What is expected:
Without the pictures, extract every line from the start of the material to the line containing "0.72, 0.78, 0.75, 0.80, 0.72, 0.70]", both ends included.

* * *

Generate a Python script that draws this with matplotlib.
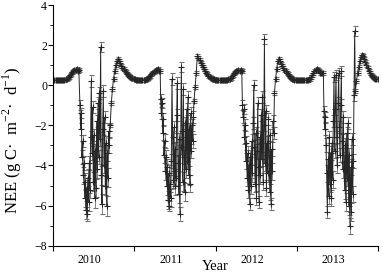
import matplotlib
matplotlib.use("Agg")
import matplotlib.pyplot as plt
import matplotlib.dates as mdates
from matplotlib.ticker import MultipleLocator, NullFormatter
import pandas as pd

# NEE diário (g C m-2 d-1): períodos de dormência (passo 5 dias)
# e estações de crescimento (passo 3 dias)
d0_start = "2010-01-01"
d0 = [0.27, 0.27, 0.26, 0.26, 0.26, 0.26, 0.27, 0.27, 0.27, 0.28,
      0.28, 0.29, 0.31, 0.35, 0.42, 0.50, 0.58, 0.66, 0.72, 0.78,
      0.74, 0.80, 0.70, 0.76]

g10_start = "2010-05-01"
g10 = [-1.0, -2.2, -1.4, -3.6, -2.8, -4.5, -3.9, -5.6, -4.8, -6.2,
       -5.1, -6.4, -4.6, -5.8, -3.9, -5.2, -2.6, 0.2, -3.4, -1.1,
       -4.8, -2.5, -5.6, -3.3, -5.1, -1.8, -4.2, -0.9, -3.6, -0.4,
       -2.7, 1.9, -4.5, -5.9, -2.2, -0.3, -4.0, -1.6, -5.0, -2.9,
       -6.0, -3.4, -4.6, -2.3, -3.0]
e10 = [0.25, 0.30, 0.25, 0.35, 0.30, 0.40, 0.35, 0.45, 0.40, 0.45,
       0.40, 0.35, 0.40, 0.45, 0.35, 0.40, 0.30, 0.30, 0.35, 0.30,
       0.45, 0.30, 0.50, 0.35, 0.45, 0.30, 0.40, 0.30, 0.35, 0.30,
       0.35, 0.25, 0.45, 0.50, 0.30, 0.30, 0.40, 0.30, 0.45, 0.35,
       0.50, 0.40, 0.45, 0.35, 0.40]

d1_start = "2010-09-14"
d1 = [-2.0, -0.9, -0.2, 0.3, 0.7, 1.0, 1.2, 1.3, 1.2, 1.1,
      0.98, 0.88, 0.80, 0.72, 0.65, 0.58, 0.52, 0.47, 0.42, 0.38,
      0.35, 0.32, 0.30, 0.28, 0.27, 0.26, 0.26, 0.26, 0.26, 0.27,
      0.27, 0.28, 0.29, 0.31, 0.35, 0.41, 0.48, 0.55, 0.62, 0.68,
      0.72, 0.78, 0.75, 0.80, 0.72, 0.70]

g11_start = "2011-04-29"
g11 = [-0.7, -1.4, -0.9, -2.4, -1.7, -3.5, -2.8, -4.3, -3.6, -5.0,
       -4.1, -5.7, -4.4, -6.0, -4.9, -5.6, -3.8, 0.3, -2.6, -4.7,
       -2.1, -5.0, -3.2, -4.6, -1.5, 0.1, -3.9, -5.4, -2.7, -6.4,
       -3.1, 0.9, -2.3, -4.8, -0.2, -3.6, -5.3, -1.9, -4.2, -1.2,
       -3.8, -0.6, -4.5, -2.2, -4.9, -1.4, -3.3, -2.0, -2.8, -1.6]
e11 = [0.25, 0.30, 0.25, 0.35, 0.30, 0.40, 0.35, 0.40, 0.35, 0.45,
       0.40, 0.45, 0.40, 0.25, 0.40, 0.45, 0.35, 0.30, 0.30, 0.40,
       0.30, 0.45, 0.35, 0.40, 0.30, 0.30, 0.40, 0.45, 0.30, 0.35,
       0.35, 0.25, 0.30, 0.45, 0.30, 0.35, 0.45, 0.30, 0.40, 0.30,
       0.40, 0.30, 0.45, 0.30, 0.40, 0.30, 0.35, 0.30, 0.35, 0.30]

d2_start = "2011-09-26"
d2 = [-0.8, -0.1, 0.6, 1.45, 1.35, 1.25, 1.12, 1.0, 0.9, 0.8,
      0.72, 0.63, 0.55, 0.48, 0.42, 0.37, 0.33, 0.30, 0.29, 0.28,
      0.28, 0.27, 0.26, 0.26, 0.26, 0.26, 0.26, 0.26, 0.27, 0.27,
      0.28, 0.30, 0.33, 0.38, 0.45, 0.52, 0.60, 0.66, 0.70, 0.73,
      0.76, 0.72, 0.78, 0.70]

g12_start = "2012-05-01"
g12 = [-1.0, -1.6, -1.2, -2.6, -2.0, -3.8, -2.9, -4.6, -3.4, -5.2,
       -4.0, -5.9, -3.6, -5.0, -2.8, -4.4, -1.9, 0.0, -3.1, -4.9,
       -2.4, -5.6, -3.3, -0.9, -4.1, -5.8, -2.6, -4.5, -1.5, -3.7,
       -0.6, -4.8, -2.0, 2.3, -3.9, -1.3, -5.1, -2.9, -4.4, -1.7,
       -3.6, -5.3, -2.5, -5.9, -3.2, -4.3, -1.8, -2.4]
e12 = [0.25, 0.30, 0.25, 0.35, 0.30, 0.40, 0.35, 0.40, 0.35, 0.40,
       0.40, 0.30, 0.35, 0.40, 0.35, 0.40, 0.30, 0.25, 0.35, 0.40,
       0.30, 0.35, 0.35, 0.30, 0.40, 0.30, 0.30, 0.40, 0.30, 0.35,
       0.30, 0.40, 0.30, 0.25, 0.40, 0.30, 0.40, 0.35, 0.40, 0.30,
       0.35, 0.40, 0.30, 0.30, 0.35, 0.40, 0.30, 0.30]

d3_start = "2012-09-22"
d3 = [-0.4, 0.3, 0.8, 1.2, 1.32, 1.2, 1.08, 0.97, 0.87, 0.78,
      0.70, 0.62, 0.55, 0.48, 0.42, 0.37, 0.33, 0.30, 0.28, 0.27,
      0.27, 0.27, 0.26, 0.26, 0.26, 0.26, 0.26, 0.26, 0.27, 0.27,
      0.28, 0.30, 0.33, 0.40, 0.50, 0.60, 0.70, 0.78, 0.80, 0.76,
      0.70, 0.62, 0.60, 0.62, 0.60]

g13_start = "2013-05-03"
g13 = [-1.3, -2.2, -1.6, -3.0, -4.4, -6.3, -3.7, -5.5, -2.6, -4.9,
       -3.4, -5.6, -2.9, -4.7, -1.8, 0.4, -3.3, -1.2, 0.5, -2.6,
       -4.0, -0.9, 0.6, -2.1, -3.5, -1.0, 0.7, -2.8, -4.2, -1.6,
       -3.9, -5.2, -3.0, -5.8, -2.4, -4.6, -1.9, -6.0, -3.5, -7.0,
       -4.1, -6.3, -2.7, -5.4, -3.8, -0.5, 2.7]
e13 = [0.25, 0.30, 0.25, 0.35, 0.40, 0.30, 0.35, 0.40, 0.30, 0.40,
       0.35, 0.40, 0.30, 0.40, 0.30, 0.25, 0.35, 0.30, 0.25, 0.30,
       0.40, 0.30, 0.25, 0.30, 0.35, 0.30, 0.25, 0.35, 0.40, 0.30,
       0.40, 0.45, 0.35, 0.45, 0.30, 0.40, 0.30, 0.45, 0.35, 0.40,
       0.40, 0.45, 0.30, 0.40, 0.35, 0.30, 0.25]

d4_start = "2013-09-21"
d4 = [-0.3, 0.2, 0.6, 0.9, 1.2, 1.4, 1.5, 1.45, 1.3, 1.15,
      1.0, 0.85, 0.7, 0.6, 0.52, 0.45, 0.40, 0.36, 0.33, 0.30,
      0.30]

ERR_DORMENCIA = 0.1


def serie(inicio, valores, passo, erros=None):
    datas = pd.date_range(inicio, periods=len(valores), freq=passo)
    if erros is None:
        erros = [ERR_DORMENCIA] * len(valores)
    return pd.DataFrame({"nee": valores, "err": erros}, index=datas)


partes = [
    serie(d0_start, d0, "5D"), serie(g10_start, g10, "3D", e10),
    serie(d1_start, d1, "5D"), serie(g11_start, g11, "3D", e11),
    serie(d2_start, d2, "5D"), serie(g12_start, g12, "3D", e12),
    serie(d3_start, d3, "5D"), serie(g13_start, g13, "3D", e13),
    serie(d4_start, d4, "5D"),
]
df = pd.concat(partes)

plt.rcParams["font.family"] = "Liberation Serif"
plt.rcParams["mathtext.fontset"] = "custom"
plt.rcParams["mathtext.rm"] = "Liberation Serif"

fig = plt.figure(figsize=(3.83, 2.75), dpi=100)
topo = 5.0   # px do topo da figura até o "4"
base = 245.7
ax = fig.add_axes([53.3 / 383, 1 - base / 275, (378 - 53.3) / 383, (base - topo) / 275])

ax.errorbar(df.index, df["nee"], yerr=df["err"], fmt="-", marker="+",
            ms=4, mew=0.8, color="#262626", lw=0.7,
            ecolor="#707070", elinewidth=0.6, capsize=1.8, capthick=0.6)

ax.set_xlim(pd.Timestamp("2010-01-01"), pd.Timestamp("2014-01-01"))
ax.set_ylim(-8, 4)

# rótulos dos anos um pouco antes do meio do ano, como no original
ax.xaxis.set_major_locator(mdates.YearLocator())
ax.xaxis.set_major_formatter(NullFormatter())
ax.xaxis.set_minor_locator(mdates.MonthLocator(bymonth=6, bymonthday=13))
ax.xaxis.set_minor_formatter(mdates.DateFormatter("%Y"))
ax.tick_params(axis="x", which="major", direction="out", length=3.5, width=0.8)
ax.tick_params(axis="x", which="minor", length=0, labelsize=8.5, pad=6)

ax.yaxis.set_major_locator(MultipleLocator(2))
ax.yaxis.set_minor_locator(MultipleLocator(1))
ax.tick_params(axis="y", which="major", direction="out", length=3.5, width=0.8,
               labelsize=8.5, pad=1)
ax.tick_params(axis="y", which="minor", direction="out", length=2, width=0.6)

for lado in ("top", "right"):
    ax.spines[lado].set_visible(False)
for lado in ("left", "bottom"):
    ax.spines[lado].set_linewidth(0.8)

ax.set_ylabel("NEE (g C·  m$^{-2}$·  d$^{-1}$)", fontsize=12, va="center")
ax.yaxis.set_label_coords(-0.125, 0.44)
ax.set_xlabel("Year", fontsize=10.5, va="center")
ax.xaxis.set_label_coords(0.5, -0.088)

fig.savefig("out.png", dpi=100)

* * *

Answer:
Generate a Python script that draws this with matplotlib.
import matplotlib
matplotlib.use("Agg")
import matplotlib.pyplot as plt
import matplotlib.dates as mdates
from matplotlib.ticker import MultipleLocator, NullFormatter
import pandas as pd

# NEE diário (g C m-2 d-1): períodos de dormência (passo 5 dias)
# e estações de crescimento (passo 3 dias)
d0_start = "2010-01-01"
d0 = [0.27, 0.27, 0.26, 0.26, 0.26, 0.26, 0.27, 0.27, 0.27, 0.28,
      0.28, 0.29, 0.31, 0.35, 0.42, 0.50, 0.58, 0.66, 0.72, 0.78,
      0.74, 0.80, 0.70, 0.76]

g10_start = "2010-05-01"
g10 = [-1.0, -2.2, -1.4, -3.6, -2.8, -4.5, -3.9, -5.6, -4.8, -6.2,
       -5.1, -6.4, -4.6, -5.8, -3.9, -5.2, -2.6, 0.2, -3.4, -1.1,
       -4.8, -2.5, -5.6, -3.3, -5.1, -1.8, -4.2, -0.9, -3.6, -0.4,
       -2.7, 1.9, -4.5, -5.9, -2.2, -0.3, -4.0, -1.6, -5.0, -2.9,
       -6.0, -3.4, -4.6, -2.3, -3.0]
e10 = [0.25, 0.30, 0.25, 0.35, 0.30, 0.40, 0.35, 0.45, 0.40, 0.45,
       0.40, 0.35, 0.40, 0.45, 0.35, 0.40, 0.30, 0.30, 0.35, 0.30,
       0.45, 0.30, 0.50, 0.35, 0.45, 0.30, 0.40, 0.30, 0.35, 0.30,
       0.35, 0.25, 0.45, 0.50, 0.30, 0.30, 0.40, 0.30, 0.45, 0.35,
       0.50, 0.40, 0.45, 0.35, 0.40]

d1_start = "2010-09-14"
d1 = [-2.0, -0.9, -0.2, 0.3, 0.7, 1.0, 1.2, 1.3, 1.2, 1.1,
      0.98, 0.88, 0.80, 0.72, 0.65, 0.58, 0.52, 0.47, 0.42, 0.38,
      0.35, 0.32, 0.30, 0.28, 0.27, 0.26, 0.26, 0.26, 0.26, 0.27,
      0.27, 0.28, 0.29, 0.31, 0.35, 0.41, 0.48, 0.55, 0.62, 0.68,
      0.72, 0.78, 0.75, 0.80, 0.72, 0.70]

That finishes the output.